The Dolphins have a solid core of cornerbacks led by youngsters Vontae Davis and Sean Smith. While they aren't as strong as what the Vikings faced against the Saints, they are learning quickly. Both started as rookies and, while fifth-year man Jason Allen got the start in Week 1, Smith is seen as the future – a 6-3 corner with cover skills. Former Viking Benny Sapp is learning a new system, but, seeing as the Dolphins parted with Greg Camarillo to get him, it seems clear they have a plan for him in the secondary as their nickel back. While Davis and Smith are viewed as the future, seventh-year safety Yeremiah Bell is the leader of the secondary. An old-school safety, he is adept at delivering the big hit over the middle and keeping receivers nervous. He isn't a playmaker because he seems more focused on delivering the highlight film hit and has dropped too many interception opportunities. Chris Clemons has elite speed to help over the top on deep routes, but isn't overly physical. As a result, he will share time with Tyrone Culver, who is much more dependable in run support. This is a group that is growing together and, by the end of the season, could be formidable.

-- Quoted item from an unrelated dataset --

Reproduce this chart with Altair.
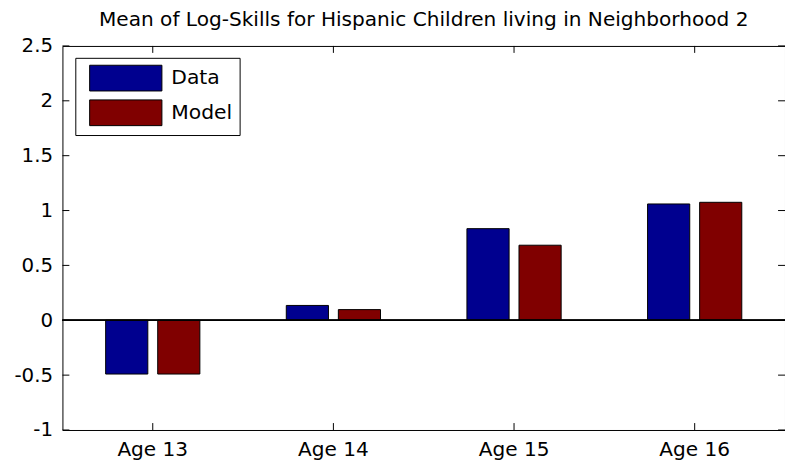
import altair as alt
import pandas as pd

ages = ["Age 13", "Age 14", "Age 15", "Age 16"]
data_vals = [-0.49, 0.135, 0.835, 1.06]
model_vals = [-0.49, 0.097, 0.684, 1.075]
series = ["Data", "Model"]
colors = ["#00008f", "#800000"]
y_ticks = [-1, -0.5, 0, 0.5, 1, 1.5, 2, 2.5]
title = "Mean of Log-Skills for Hispanic Children living in Neighborhood 2"

W, H = 730, 388
FONT = "DejaVu Sans"

rows = []
for a, d, m in zip(ages, data_vals, model_vals):
    rows.append({"age": a, "series": "Data", "value": d})
    rows.append({"age": a, "series": "Model", "value": m})
df = pd.DataFrame(rows)
tick_df = pd.DataFrame({"t": y_ticks})
age_df = pd.DataFrame({"age": ages})

xscale = alt.Scale(domain=ages, paddingInner=0, paddingOuter=0)
yscale = alt.Scale(domain=[-1, 2.5], nice=False, zero=False)

bars = alt.Chart(df).mark_bar(stroke="black", strokeWidth=1).encode(
    x=alt.X("age:N", scale=xscale, sort=ages,
            axis=alt.Axis(title=None, labelAngle=0, ticks=False, domain=False,
                          labelFont=FONT, labelFontSize=20.3, labelColor="black",
                          labelPadding=10)),
    xOffset=alt.XOffset("series:N", sort=series,
                        scale=alt.Scale(paddingInner=0.19, paddingOuter=0.83)),
    y=alt.Y("value:Q", scale=yscale,
            axis=alt.Axis(title=None, values=y_ticks, ticks=False, domain=False,
                          grid=False, labelExpr="'' + datum.value",
                          labelFont=FONT, labelFontSize=20, labelColor="black",
                          labelPadding=10)),
    color=alt.Color("series:N", sort=series,
                    scale=alt.Scale(domain=series, range=colors),
                    legend=alt.Legend(
                        title=None, orient="none", legendX=13, legendY=12,
                        direction="vertical",
                        symbolType="M-2.808,-1L2.808,-1L2.808,1L-2.808,1Z",
                        symbolSize=676, symbolStrokeColor="black",
                        symbolStrokeWidth=1, symbolOpacity=1,
                        labelFont=FONT, labelFontSize=20.5, labelColor="black",
                        labelOffset=32.5, rowPadding=4, padding=7,
                        symbolOffset=30.5,
                        strokeColor="black", fillColor="white",
                        labelLimit=300)),
)

zero = alt.Chart(df).mark_rule(color="black", strokeWidth=1).encode(
    y=alt.datum(0)
)

lt = alt.Chart(tick_df).mark_rule(color="black", strokeWidth=1).encode(
    y=alt.Y("t:Q", scale=yscale), x=alt.value(0), x2=alt.value(7))
rt = alt.Chart(tick_df).mark_rule(color="black", strokeWidth=1).encode(
    y=alt.Y("t:Q", scale=yscale), x=alt.value(W - 7), x2=alt.value(W))
bt = alt.Chart(age_df).mark_rule(color="black", strokeWidth=1).encode(
    x=alt.X("age:N", scale=xscale, sort=ages), y=alt.value(H), y2=alt.value(H - 7))
tt = alt.Chart(age_df).mark_rule(color="black", strokeWidth=1).encode(
    x=alt.X("age:N", scale=xscale, sort=ages), y=alt.value(0), y2=alt.value(7))

chart = alt.layer(bars, zero, lt, rt, bt, tt).properties(
    width=W, height=H,
    title=alt.TitleParams(title, font=FONT, fontSize=20.3, fontWeight="normal",
                          color="black", anchor="middle", offset=6),
    autosize=alt.AutoSizeParams(type="none"),
    padding={"left": 55, "top": 36, "right": 0, "bottom": 30},
).configure(
    background="white",
    view=alt.ViewConfig(stroke="black", strokeWidth=1),
)

chart.save("out.html", embed_options={"renderer": "svg", "actions": False})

The Dolphins are an organization that has risen from the ashes of a 1-15 season in 2007 to amassing talent on both sides of the ball. They appear to be a clear step behind the Patriots and Jets in the division, but they are a dangerous team that can control the ball on offense and make big plays on defense. Given the number of new players starting Sunday on both sides of the ball, the Vikings may be fortunate to be catching them early. If they can stay healthy, by year's end Miami may be a team to contend with, but, for the Vikings purposes, they are team that looks to be exploitable on both sides of the ball.